Op-Ed: Defying Betsy DeVos

Not to be overshadowed by their students, administrators at several universities are apparently launching their own protest movement. Secretary Betsy DeVos recently rescinded the Department of Education’s flawed 2011 Title IX guidance, issuing an interim directive on how colleges and universities should more fairly adjudicate sexual assault. At least a dozen schools have responded with defiance.
“Regardless of this new DOE action and interim guidance . . . we will not waver in our commitment to Title IX and its protections,” said California State University, Northridge President Dianne Harrison in a statement. She added that current policies adhere to the state law and executive orders and will remain in place.

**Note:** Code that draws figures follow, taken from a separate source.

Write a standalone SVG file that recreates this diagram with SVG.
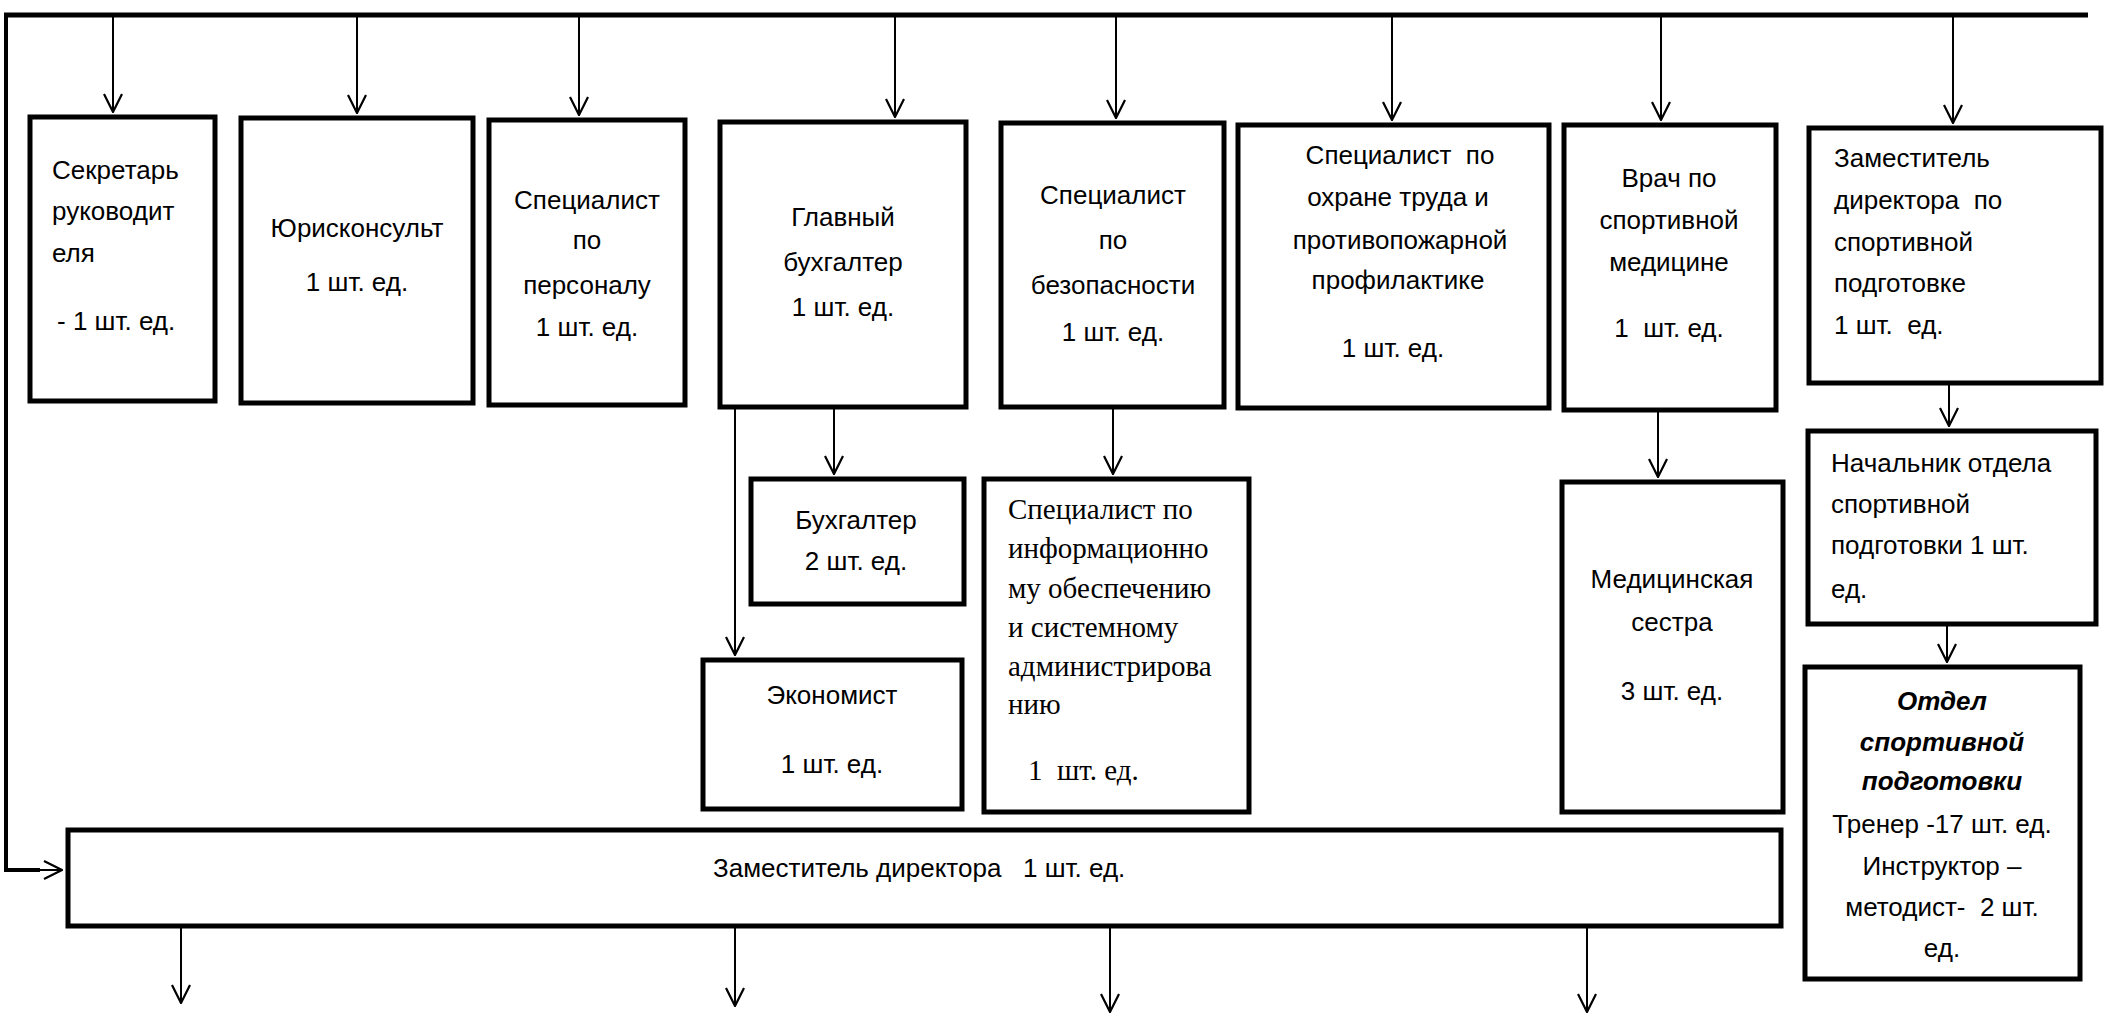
<svg xmlns="http://www.w3.org/2000/svg" width="2109" height="1016" viewBox="0 0 2109 1016">
<defs>
<style>
.box{fill:#fff;stroke:#000;stroke-width:5}
.t{font-family:"Liberation Sans",Arial,sans-serif;font-size:26px;fill:#000;white-space:pre}
.c{text-anchor:middle}
.s{font-family:"Liberation Serif","Times New Roman",serif;font-size:29px;fill:#000;white-space:pre}
.bi{font-weight:bold;font-style:italic}
.ln{fill:none;stroke:#000;stroke-width:2}
.thick{fill:none;stroke:#000;stroke-width:5}
</style>
<marker id="ah" viewBox="0 0 20 20" refX="19" refY="10" markerWidth="20" markerHeight="20" markerUnits="userSpaceOnUse" orient="auto">
<path d="M1,1 L19,10 L1,19" fill="none" stroke="#000" stroke-width="2.2"/>
</marker>
</defs>
<rect width="2109" height="1016" fill="#fff"/>

<g id="connectors">
<path class="thick" d="M4,15 H2088"/>
<path class="ln" style="stroke-width:4" d="M6,13 V870 H40"/>
<path class="ln" d="M38,870 H62" marker-end="url(#ah)"/>
<path class="ln" d="M113,15 V112" marker-end="url(#ah)"/>
<path class="ln" d="M357,15 V113" marker-end="url(#ah)"/>
<path class="ln" d="M579,15 V115" marker-end="url(#ah)"/>
<path class="ln" d="M895,15 V117" marker-end="url(#ah)"/>
<path class="ln" d="M1116,15 V118" marker-end="url(#ah)"/>
<path class="ln" d="M1392,15 V120" marker-end="url(#ah)"/>
<path class="ln" d="M1661,15 V120" marker-end="url(#ah)"/>
<path class="ln" d="M1953,15 V123" marker-end="url(#ah)"/>
<path class="ln" d="M735,407 V655" marker-end="url(#ah)"/>
<path class="ln" d="M834,407 V474" marker-end="url(#ah)"/>
<path class="ln" d="M1113,407 V474" marker-end="url(#ah)"/>
<path class="ln" d="M1658,410 V477" marker-end="url(#ah)"/>
<path class="ln" d="M1949,383 V426" marker-end="url(#ah)"/>
<path class="ln" d="M1947,624 V662" marker-end="url(#ah)"/>
<path class="ln" d="M181,926 V1003" marker-end="url(#ah)"/>
<path class="ln" d="M735,926 V1006" marker-end="url(#ah)"/>
<path class="ln" d="M1110,928 V1012" marker-end="url(#ah)"/>
<path class="ln" d="M1587,928 V1012" marker-end="url(#ah)"/>
</g>

<g id="n1">
<rect class="box" x="30" y="117" width="185" height="284"/>
<text class="t" x="52" y="179">Секретарь</text>
<text class="t" x="52" y="220">руководит</text>
<text class="t" x="52" y="262">еля</text>
<text class="t" x="57" y="330">- 1 шт. ед.</text>
</g>

<g id="n2">
<rect class="box" x="241" y="118" width="232" height="285"/>
<text class="t c" x="357" y="237">Юрисконсульт</text>
<text class="t c" x="357" y="291">1 шт. ед.</text>
</g>

<g id="n3">
<rect class="box" x="489" y="120" width="196" height="285"/>
<text class="t c" x="587" y="209">Специалист</text>
<text class="t c" x="587" y="249">по</text>
<text class="t c" x="587" y="294">персоналу</text>
<text class="t c" x="587" y="336">1 шт. ед.</text>
</g>

<g id="n4">
<rect class="box" x="720" y="122" width="246" height="285"/>
<text class="t c" x="843" y="226">Главный</text>
<text class="t c" x="843" y="271">бухгалтер</text>
<text class="t c" x="843" y="316">1 шт. ед.</text>
</g>

<g id="n5">
<rect class="box" x="1001" y="123" width="223" height="284"/>
<text class="t c" x="1113" y="204">Специалист</text>
<text class="t c" x="1113" y="249">по</text>
<text class="t c" x="1113" y="294">безопасности</text>
<text class="t c" x="1113" y="341">1 шт. ед.</text>
</g>

<g id="n6">
<rect class="box" x="1238" y="125" width="311" height="283"/>
<text class="t c" x="1400" y="164">Специалист  по</text>
<text class="t c" x="1398" y="206">охране труда и</text>
<text class="t c" x="1400" y="249">противопожарной</text>
<text class="t c" x="1398" y="289">профилактике</text>
<text class="t c" x="1393" y="357">1 шт. ед.</text>
</g>

<g id="n7">
<rect class="box" x="1564" y="125" width="212" height="285"/>
<text class="t c" x="1669" y="187">Врач по</text>
<text class="t c" x="1669" y="229">спортивной</text>
<text class="t c" x="1669" y="271">медицине</text>
<text class="t c" x="1669" y="337">1  шт. ед.</text>
</g>

<g id="n8">
<rect class="box" x="1809" y="128" width="292" height="255"/>
<text class="t" x="1834" y="167">Заместитель</text>
<text class="t" x="1834" y="209">директора  по</text>
<text class="t" x="1834" y="251">спортивной</text>
<text class="t" x="1834" y="292">подготовке</text>
<text class="t" x="1834" y="334">1 шт.  ед.</text>
</g>

<g id="n9">
<rect class="box" x="751" y="479" width="213" height="125"/>
<text class="t c" x="856" y="529">Бухгалтер</text>
<text class="t c" x="856" y="570">2 шт. ед.</text>
</g>

<g id="n10">
<rect class="box" x="703" y="660" width="259" height="149"/>
<text class="t c" x="832" y="704">Экономист</text>
<text class="t c" x="832" y="773">1 шт. ед.</text>
</g>

<g id="n11">
<rect class="box" x="984" y="479" width="265" height="333"/>
<text class="s" x="1008" y="519">Специалист по</text>
<text class="s" x="1008" y="558">информационно</text>
<text class="s" x="1008" y="598">му обеспечению</text>
<text class="s" x="1008" y="637">и системному</text>
<text class="s" x="1008" y="676">администрирова</text>
<text class="s" x="1008" y="714">нию</text>
<text class="s" x="1028" y="780">1  шт. ед.</text>
</g>

<g id="n12">
<rect class="box" x="1562" y="482" width="221" height="330"/>
<text class="t c" x="1672" y="588">Медицинская</text>
<text class="t c" x="1672" y="631">сестра</text>
<text class="t c" x="1672" y="700">3 шт. ед.</text>
</g>

<g id="n13">
<rect class="box" x="1808" y="431" width="288" height="193"/>
<text class="t" x="1831" y="472">Начальник отдела</text>
<text class="t" x="1831" y="513">спортивной</text>
<text class="t" x="1831" y="554">подготовки 1 шт.</text>
<text class="t" x="1831" y="598">ед.</text>
</g>

<g id="n14">
<rect class="box" x="1805" y="667" width="275" height="312"/>
<text class="t c bi" x="1942" y="710">Отдел</text>
<text class="t c bi" x="1942" y="751">спортивной</text>
<text class="t c bi" x="1942" y="790">подготовки</text>
<text class="t c" x="1942" y="833">Тренер -17 шт. ед.</text>
<text class="t c" x="1942" y="875">Инструктор –</text>
<text class="t c" x="1942" y="916">методист-  2 шт.</text>
<text class="t c" x="1942" y="957">ед.</text>
</g>

<g id="n15">
<rect class="box" x="68" y="830" width="1713" height="96"/>
<text class="t" x="713" y="877">Заместитель директора   1 шт. ед.</text>
</g>
</svg>
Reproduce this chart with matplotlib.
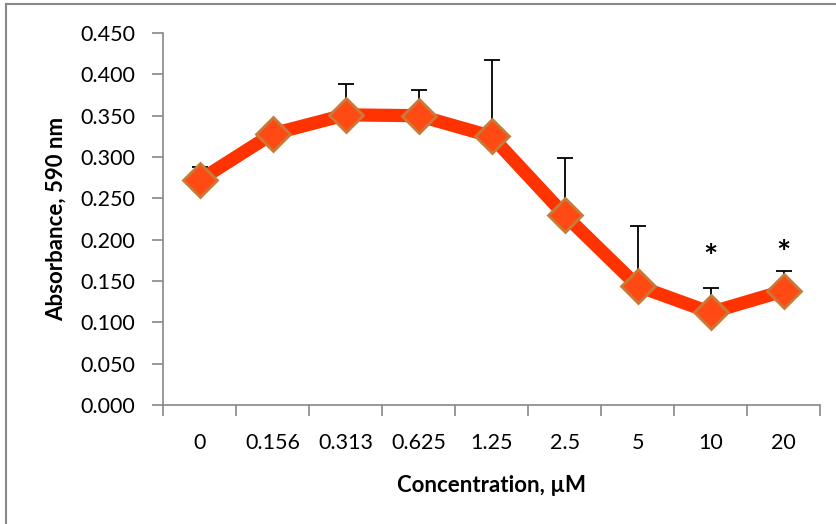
import matplotlib
matplotlib.use("Agg")
import matplotlib.pyplot as plt
from matplotlib.lines import Line2D
import numpy as np

categories = ["0", "0.156", "0.313", "0.625", "1.25", "2.5", "5", "10", "20"]
absorbance = [0.272, 0.328, 0.351, 0.350, 0.325, 0.230, 0.144, 0.112, 0.138]
err_upper = [0.016, 0.005, 0.037, 0.031, 0.092, 0.069, 0.072, 0.029, 0.024]
significant = [False, False, False, False, False, False, False, True, True]
star_y = [None, None, None, None, None, None, None, 0.177, 0.182]

plt.rcParams['font.family'] = ['Lato', 'DejaVu Sans']

fig = plt.figure(figsize=(8.36, 5.24), dpi=100)
ax = fig.add_axes([0.195, 0.227, 0.786, 0.710])

x = np.arange(len(categories))
ax.errorbar(x, absorbance, yerr=[np.zeros(len(x)), err_upper], fmt='none',
            ecolor='black', elinewidth=1.3, capsize=5.5, capthick=1.3, zorder=2)
ax.plot(x, absorbance, color='#FF3300', lw=9.5, solid_joinstyle='round', zorder=3)
ax.plot(x, absorbance, linestyle='none', marker='D', markersize=17.5,
        markerfacecolor='#FF4A14', markeredgecolor='#C87A38', markeredgewidth=2.0, zorder=4)

for xi, s, sy in zip(x, significant, star_y):
    if s:
        ax.text(xi, sy, '*', ha='center', va='center', fontsize=24, fontweight='bold', color='black')

ax.set_xlim(-0.5, len(categories) - 0.5)
ax.set_ylim(0, 0.45)
ax.set_yticks(np.arange(0, 0.451, 0.05))
ax.set_yticklabels([f"{v:.3f}" for v in np.arange(0, 0.451, 0.05)])
ax.set_xticks(x)
ax.set_xticklabels(categories)
ax.set_xticks(np.arange(-0.5, len(categories), 1.0), minor=True)
ax.tick_params(axis='x', which='major', length=0, pad=20, labelsize=15.5)
ax.tick_params(axis='x', which='minor', length=8, color='#888888', width=1.2)
ax.tick_params(axis='y', which='major', length=8, color='#888888', width=1.2, labelsize=15.5, pad=12)

for s in ['top', 'right']:
    ax.spines[s].set_visible(False)
for s in ['left', 'bottom']:
    ax.spines[s].set_color('#888888')
    ax.spines[s].set_linewidth(1.2)

ax.set_xlabel('Concentration, µM', fontsize=16, fontweight='bold', labelpad=16)
ax.set_ylabel('Absorbance, 590 nm', fontsize=16, fontweight='bold', labelpad=10)

# outer frame (top and left edges)
fig.add_artist(Line2D([5.5/836, 1.0], [1 - 3.5/524, 1 - 3.5/524], color='#888888', lw=1.5,
                      transform=fig.transFigure))
fig.add_artist(Line2D([5.5/836, 5.5/836], [0, 1 - 3.5/524], color='#888888', lw=1.5,
                      transform=fig.transFigure))

fig.savefig('out.png', dpi=100)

“It’s business as usual, nothing has changed on this campus,” St. Edward’s University Title IX Coordinator Lisa Kirkpatrick told the student newspaper. Mrs. DeVos’s interim guidance “is just that—guidance,” explained Danica Myers, Occidental College’s interim Title IX coordinator, in a campus-wide email. “It’s not the law.”
Yet there’s no legal difference between Mrs. DeVos’s new guidance and the 2011 “Dear Colleague” letter, which the Obama Administration used to impose far-reaching new Title IX regime. Higher education embraced the Obama-era directive, creating a system that routinely violated due-process and free-speech rights. Mrs. DeVos’s guidance and its accompanying Q&A seek to end some of these abuses, directing universities to avoid gender bias, weigh evidence fairly, and afford the same rights and opportunities to the accuser and accused, among other basic equity provisions.
It’s revealing that several campuses have responded with animus. But administrators don’t get to pick and choose which Department of Education guidance to follow, and schools in violation could lose federal funding or face Office of Civil Rights scrutiny.
Some recalcitrant universities are easy targets for Department of Education sanction. For instance, the University of Oregon insists that it already fairly and impartially adjudicates Title IX cases, so Mrs. DeVos’s guidance should have “very little, if any, impact on our current policies and procedures.” But last December the Lane County Circuit Court overturned the university’s suspension of a student accused of sexual assault.
That student is now also suing in federal court in Eugene, saying the university denied him due process and took “arbitrary, discriminatory and illegal actions designed to reach a predetermined action” against him.
Kathleen Salvaty, the administrator who presides over Title IX adjudication across all nine University of California campuses, says the system-wide practices “will remain in full effect.” She also claims the university’s Title IX policy already requires “equal rights for complainants and respondents.”
But this past summer, a federal judge in central California acknowledged plausible concerns that the university may have acted with gender bias and denied due process to an accused male student. Allowing the case against the UC Regents to proceed, Judge Stephen Wilson wrote that the unnamed student’s complaint “depicts the disciplinary proceedings as one-sided and against the weight of significant evidence” and “cast doubt on the accuracy of the outcome of the disciplinary proceedings.”
Mrs. DeVos’s interim guidelines permit campuses to continue using the controversial “preponderance of evidence” standard for now, albeit only if that lesser measure of proof is also applied in non-Title IX misconduct cases. We’d have preferred a mandated “clear and convincing evidence” standard, but Mrs. DeVos tried to give schools as much discretion and flexibility as possible.
Clearly the respect isn’t mutual. Unlike the Obama Administration, Mrs. DeVos intends to abide by the Administrative Procedure Act, going through the required rule-making process to issue the final Title IX regulation. The insubordination of administrators invites a tougher approach to restoring due process on campus.